With the idea of bringing together thousands of celebrities, crew members and other support stuff in an enclosed auditorium hardly ideal, ABC and the academy reimagined the entire approach with production designer Florian Wieder.
Instead of using its typical home of the Microsoft Theater, ABC moved to the Staples Center, the massive L.A. arena that’s home to the NBA teams the Lakers and Clippers (at least for now), NHL team the Kings, plus the city’s WNBA franchise the Sparks as well as the Avengers arena football team and numerous concerts and other special events, including the Grammys.
Somewhat ironically, the huge arena had most of its thousands of seats empty (some were filled with cardboard cutouts of celebs and a real Jason Bateman as a part of an opening gag) and built a draped off enclosed set in the middle of what appears to be the ice hockey configuration (hopefully sans the ice).
The show started with Kimmel coming out on stage and, thanks to a visual effect, making it appears like he was in front if a real audience in the Microsoft Theater, with audience reaction clips of laughter edited it in response to his jokes.
However, the trick was quickly revealed and showed that he was facing empty seats and standing in front of a relatively small video wall.
He then walked crossed the raised platform and down a small “tunnel” created by additional video walls into a circular studio built almost entirely of additional video walls.
The area also featured an oversized Emmy statuette sculpture as well as large theatrical style lighting pointing inward and was topped with dramatic “beams” radiating outward to form a sort of “crown” above the space.

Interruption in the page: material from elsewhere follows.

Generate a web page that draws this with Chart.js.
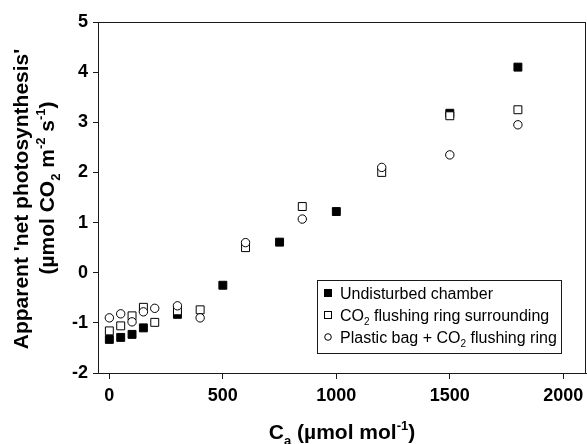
<!DOCTYPE html>
<html>
<head>
<meta charset="utf-8">
<script src="https://cdn.jsdelivr.net/npm/chart.js@4"></script>
<style>
  html, body { margin: 0; padding: 0; background: #fff; }
  canvas { display: block; }
</style>
</head>
<body>
<canvas id="chart" width="587" height="444"></canvas>
<script>
// ---- data ----
const caUndisturbed = [0, 50, 100, 150, 300, 500, 750, 1000, 1500, 1800];
const anUndisturbed = [-1.33, -1.29, -1.23, -1.10, -0.83, -0.25, 0.61, 1.22, 3.18, 4.10];

const caRing = [0, 50, 100, 150, 200, 300, 400, 600, 850, 1200, 1500, 1800];
const anRing = [-1.16, -1.06, -0.86, -0.69, -0.99, -0.76, -0.74, 0.50, 1.32, 2.00, 3.13, 3.25];

const caBag = [0, 50, 100, 150, 200, 300, 400, 600, 850, 1200, 1500, 1800];
const anBag = [-0.90, -0.82, -0.98, -0.78, -0.71, -0.66, -0.90, 0.60, 1.07, 2.10, 2.35, 2.95];

const xTicks = [0, 500, 1000, 1500, 2000];
const yTicks = [-2, -1, 0, 1, 2, 3, 4, 5];

const seriesNames = [
    'Undisturbed chamber',
    'CO_{2} flushing ring surrounding',
    'Plastic bag + CO_{2} flushing ring'
];
const xTitle = 'C_{a} (\u00b5mol mol^{-1})';
const yTitle = ["Apparent 'net photosynthesis'", '(\u00b5mol CO_{2} m^{-2} s^{-1})'];

const FONT = 'Arial, "Liberation Sans", Helvetica, sans-serif';
const INK = '#1a1a1a';

const toPoints = (xs, ys) => xs.map((x, i) => ({ x: x, y: ys[i] }));

// ---- rich text: _{..} subscript, ^{..} superscript ----
function parseRich(str) {
    const parts = [];
    const re = /([_^])\{([^}]*)\}/g;
    let last = 0, m;
    while ((m = re.exec(str)) !== null) {
        if (m.index > last) parts.push({ t: str.slice(last, m.index), k: 'n' });
        parts.push({ t: m[2], k: m[1] === '_' ? 'sub' : 'sup' });
        last = re.lastIndex;
    }
    if (last < str.length) parts.push({ t: str.slice(last), k: 'n' });
    return parts;
}

function richFont(k, size, weight) {
    const s = k === 'n' ? size : Math.round(size * 0.62);
    return weight + ' ' + s + 'px ' + FONT;
}

function richWidth(ctx, str, size, weight) {
    let w = 0;
    parseRich(str).forEach(p => {
        ctx.font = richFont(p.k, size, weight);
        w += ctx.measureText(p.t).width;
    });
    return w;
}

// draws text starting at x (left), baseline y
function drawRich(ctx, str, x, y, size, weight) {
    ctx.textAlign = 'left';
    ctx.textBaseline = 'alphabetic';
    parseRich(str).forEach(p => {
        ctx.font = richFont(p.k, size, weight);
        let dy = 0;
        if (p.k === 'sub') dy = size * 0.28;
        if (p.k === 'sup') dy = -size * 0.42;
        ctx.fillText(p.t, x, y + dy);
        x += ctx.measureText(p.t).width;
    });
}

// ---- plugin: frame, axis titles, legend box ----
const decorPlugin = {
    id: 'decor',
    afterDraw(chart) {
        const ctx = chart.ctx;
        const a = chart.chartArea;
        ctx.save();

        // frame round the plot
        ctx.strokeStyle = INK;
        ctx.lineWidth = 1;
        ctx.strokeRect(Math.round(a.left) + 0.5, Math.round(a.top) + 0.5,
                       Math.round(a.right - a.left) - 1, Math.round(a.bottom - a.top));

        ctx.fillStyle = '#000';

        // x title
        const xs = 21;
        const xw = richWidth(ctx, xTitle, xs, 'bold');
        drawRich(ctx, xTitle, (a.left + a.right) / 2 - xw / 2, 439, xs, 'bold');

        // y title (two lines, rotated)
        const ys = 21;
        const lines = [{ s: yTitle[0], bx: 28, cy: 199 }, { s: yTitle[1], bx: 54, cy: 188 }];
        lines.forEach(l => {
            ctx.save();
            ctx.translate(l.bx, l.cy);
            ctx.rotate(-Math.PI / 2);
            const w = richWidth(ctx, l.s, ys, 'bold');
            drawRich(ctx, l.s, -w / 2, 0, ys, 'bold');
            ctx.restore();
        });

        // legend
        const lx = a.right - 269, ly = a.bottom - 93, lw = 244, lh = 73;
        ctx.fillStyle = '#fff';
        ctx.fillRect(lx, ly, lw, lh);
        ctx.strokeStyle = INK;
        ctx.strokeRect(Math.round(lx) + 0.5, Math.round(ly) + 0.5, lw, lh);
        chart.data.datasets.forEach((ds, i) => {
            const cy = ly + 13 + i * 22;
            const mx = lx + 11;
            ctx.lineWidth = 1;
            ctx.strokeStyle = '#000';
            ctx.fillStyle = ds.backgroundColor;
            if (ds.pointStyle === 'circle') {
                ctx.beginPath();
                ctx.arc(mx, cy, 3.3, 0, Math.PI * 2);
                ctx.fill();
                ctx.stroke();
            } else {
                ctx.fillRect(mx - 3.5, cy - 3.5, 7, 7);
                ctx.strokeRect(mx - 3.5, cy - 3.5, 7, 7);
            }
            ctx.fillStyle = '#000';
            drawRich(ctx, seriesNames[i], lx + 23, cy + 6, 16, 'normal');
        });

        ctx.restore();
    }
};

new Chart(document.getElementById('chart'), {
    type: 'scatter',
    data: {
        datasets: [
            {
                label: seriesNames[0],
                data: toPoints(caUndisturbed, anUndisturbed),
                pointStyle: 'rect',
                pointRadius: 5.6,
                backgroundColor: '#000',
                borderColor: '#000',
                borderWidth: 1,
                order: 3
            },
            {
                label: seriesNames[1],
                data: toPoints(caRing, anRing),
                pointStyle: 'rect',
                pointRadius: 5.6,
                backgroundColor: '#fff',
                borderColor: '#000',
                borderWidth: 1,
                order: 2
            },
            {
                label: seriesNames[2],
                data: toPoints(caBag, anBag),
                pointStyle: 'circle',
                pointRadius: 4.2,
                backgroundColor: '#fff',
                borderColor: '#000',
                borderWidth: 1,
                order: 1
            }
        ]
    },
    options: {
        responsive: false,
        animation: false,
        events: [],
        // autoPadding off: otherwise the point radius eats into the right edge
        layout: { autoPadding: false, padding: { top: 22, right: 1, left: 0, bottom: 0 } },
        plugins: {
            legend: { display: false },
            tooltip: { enabled: false },
            title: { display: false }
        },
        scales: {
            x: {
                type: 'linear',
                min: -50,
                max: 2100,
                afterBuildTicks: s => { s.ticks = xTicks.map(v => ({ value: v })); },
                afterFit: s => { s.height = 71; s.paddingLeft = 0; s.paddingRight = 0; },
                grid: { drawOnChartArea: false, drawTicks: true, tickLength: 6, color: INK },
                border: { display: true, color: INK, width: 1 },
                ticks: {
                    color: '#000', padding: 6, maxRotation: 0,
                    font: { family: FONT, size: 18, weight: 'bold' },
                    callback: v => String(v)
                },
                title: { display: false }
            },
            y: {
                type: 'linear',
                min: -2,
                max: 5,
                afterBuildTicks: s => { s.ticks = yTicks.map(v => ({ value: v })); },
                afterFit: s => { s.width = 98; s.paddingTop = 0; s.paddingBottom = 0; },
                grid: { drawOnChartArea: false, drawTicks: true, tickLength: 5, color: INK },
                border: { display: true, color: INK, width: 1 },
                ticks: {
                    color: '#000', padding: 5,
                    font: { family: FONT, size: 18, weight: 'bold' },
                    callback: v => String(v)
                },
                title: { display: false }
            }
        }
    },
    plugins: [decorPlugin]
});
</script>
</body>
</html>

The circular studio was equipped with multiple robotic cameras that could move around the space on tracks hidden around the edges of the circular floor. At times, a handheld camera operator and assistant were also in the space to capture additional views.
The Emmys also forgoed its traditional orchestra in favor of a DJ with a special DJ booth in the 360-space.
While the script font looks that ABC used in its key art released earlier this year was used on the enveloped opened to reveal winners, the show graphics themselves used the familiar all calls, generously spaced and elegant rendition of the word “Emmys” in its titles, jumps and rejoins.
A common theme of the video wall graphics was a series of wide and narrow gradients that intersected with each other to showcase imagery of the statuette, nominees and a “virtual audience” wraparound graphic of the 100 feeds ABC had coming in from around the world.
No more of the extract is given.